On the other hand, nearly all green diamonds—natural or treated—own their color to irradiation (and, to a lesser extent, fluorescence). So whether stones are colored in the earth or in, say, a gamma cell, they will often show the same wavelength absorption lines. This doesn’t mean that experts can’t ever tell apart lab- from ground-greened diamonds. But even when they can, the job is never easy.
Gemologist Stephen Hofer envisions development of simple, effective color origin tests using radioactivity dating techniques to determine when stones were irradiated.”
The Dream Goes On
Given the difficulty of authenticating a green diamond’s color as natural, many dealers long for times when, based on a few signs or even gut instinct, a green diamond could be presumed natural. Such a longing can lead to trouble.
In 1990, a limited number of rough and cut diamonds with pale green colors began to surface in the United Sates.
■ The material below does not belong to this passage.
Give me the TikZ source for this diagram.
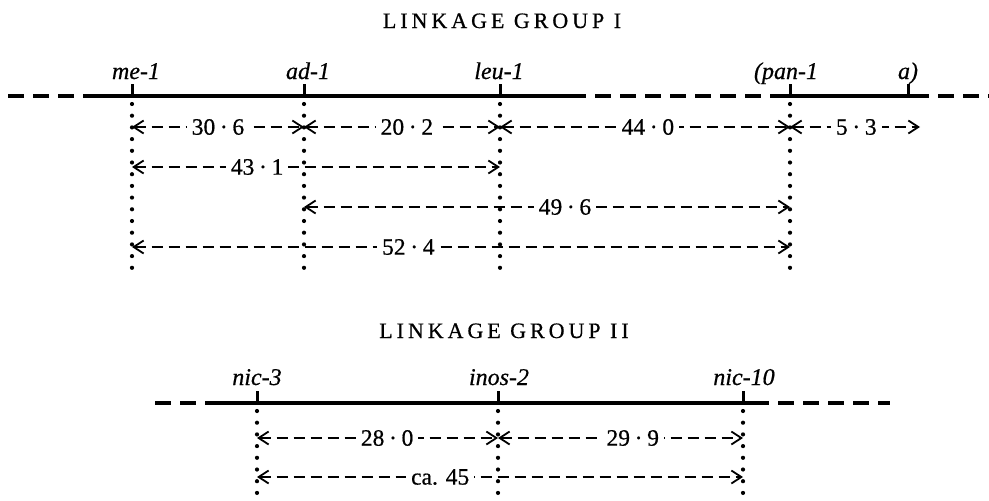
\documentclass[tikz,border=0pt]{standalone}
\usepackage{fontspec}
\setmainfont{Liberation Serif}
\usetikzlibrary{arrows.meta,calc}
\newcommand\mydot{\kern.2em·\kern.2em}
\tikzset{
  base/.style={line width=3.6pt},
  basedash/.style={line width=3.6pt, dash pattern=on 16pt off 9pt},
  tickmark/.style={line width=3pt},
  dots/.style={line width=4.2pt, line cap=round, dash pattern=on 0pt off 11.7pt},
  barb/.tip={Straight Barb[length=10pt,width=13pt,line width=1.8pt]},
  dim/.style={line width=1.8pt, dash pattern=on 11pt off 6pt, barb-barb},
  gene/.style={font=\fontsize{24}{26}\selectfont\itshape\addfontfeature{FakeBold=0.6}, anchor=base, inner sep=0pt},
  num/.style={font=\fontsize{23.5}{26}\selectfont\addfontfeature{FakeBold=0.6}, fill=white, inner xsep=5pt, inner ysep=2pt},
  title/.style={font=\fontsize{22}{24}\selectfont\addfontfeature{LetterSpace=18,FakeBold=0.6}, anchor=base}
}
\begin{document}
\begin{tikzpicture}[x=1pt,y=-1pt]
\useasboundingbox (0,0) rectangle (989,501);

% ---------- Linkage group I ----------
\node[title] (t1) at (502,28) {LINKAGE GROUP I};

\coordinate (me) at (132,96);
\coordinate (ad) at (304,96);
\coordinate (leu) at (500,96);
\coordinate (pan) at (790,96);
\coordinate (a) at (908,96);
\coordinate (aend) at (920,96);

\coordinate (s1) at (8,96);
\coordinate (s2) at (87,96);
\coordinate (s3) at (570,96);
\coordinate (s4) at (770,96);
\coordinate (s5) at (913,96);
\coordinate (s6) at (989,96);

\draw[basedash] (s1) -- (s2);
\draw[base] (s2) -- (s3);
\draw[basedash] (s3) -- (s4);
\draw[base] (s4) -- (s5);
\draw[basedash] (s5) -- (s6);

\foreach \g in {me,ad,leu,pan,a} \draw[tickmark] (\g) -- ++(0,-12);

\node[gene] (lme) at (136,79) {me-1};
\node[gene] (lad) at (308,79) {ad-1};
\node[gene] (lleu) at (499,79) {leu-1};
\node[gene] (lpan) at (786,79) {(pan-1};
\node[gene] (la) at (908,79) {a)};

\coordinate (bot1) at (0,270);
\foreach \g in {me,ad,leu,pan} \draw[dots] ($(\g)+(0,8)$) -- (\g |- bot1);

\coordinate (r1) at (0,127);
\coordinate (r2) at (0,167);
\coordinate (r3) at (0,207);
\coordinate (r4) at (0,247);

\draw[dim] (me |- r1) -- (ad |- r1) node[num, pos=.5] {30\mydot6};
\draw[dim] (ad |- r1) -- (leu |- r1) node[num, pos=.525] {20\mydot2};
\draw[dim] (leu |- r1) -- (pan |- r1) node[num, pos=.51] {44\mydot0};
\draw[dim] (pan |- r1) -- (aend |- r1) node[num, pos=.51] {5\mydot3};
\draw[dim] (me |- r2) -- (leu |- r2) node[num, pos=.34] {43\mydot1};
\draw[dim] (ad |- r3) -- (pan |- r3) node[num, pos=.537] {49\mydot6};
\draw[dim] (me |- r4) -- (pan |- r4) node[num, pos=.42] {52\mydot4};

% ---------- Linkage group II ----------
\node[title] (t2) at (504,338) {LINKAGE GROUP II};

\coordinate (nicA) at (257,403);
\coordinate (inos) at (498,403);
\coordinate (nicB) at (743,403);

\coordinate (u1) at (155,403);
\coordinate (u2) at (213,403);
\coordinate (u3) at (753,403);
\coordinate (u4) at (890,403);

\draw[basedash] (u1) -- (u2);
\draw[base] (u2) -- (u3);
\draw[basedash] (u3) -- (u4);

\foreach \g in {nicA,inos,nicB} \draw[tickmark] (\g) -- ++(0,-12);

\node[gene] (lnicA) at (257,385) {nic-3};
\node[gene] (linos) at (499,385) {inos-2};
\node[gene] (lnicB) at (744,385) {nic-10};

\coordinate (bot2) at (0,496);
\foreach \g in {nicA,inos,nicB} \draw[dots] ($(\g)+(0,8)$) -- (\g |- bot2);

\coordinate (q1) at (0,438);
\coordinate (q2) at (0,477);

\draw[dim] (nicA |- q1) -- (inos |- q1) node[num, pos=.54] {28\mydot0};
\draw[dim] (inos |- q1) -- (nicB |- q1) node[num, pos=.55] {29\mydot9};
\draw[dim] (nicA |- q2) -- (nicB |- q2) node[num, pos=.377] {ca. 45};
\end{tikzpicture}
\end{document}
Colored diamond dealers jumped at the opportunity to buy these light and lively stones with hues vastly different from the comparatively somber shades of conventional irradiated diamonds. “They were being offered as natural by people with impeccable credentials,” says Alan Bronstein, Aurora Gems Inc., New York.
From the first, seasoned gemologists were skeptical about these pistachio-green diamonds. “While the color of these stones seems natural, their physical characteristics are not consistent with what researchers think of as natural green color,” Hofer explains. Particularly disturbing: brown irradiation stains on naturals that seemed too weak in comparison to the uniform pale-green body color of the stones.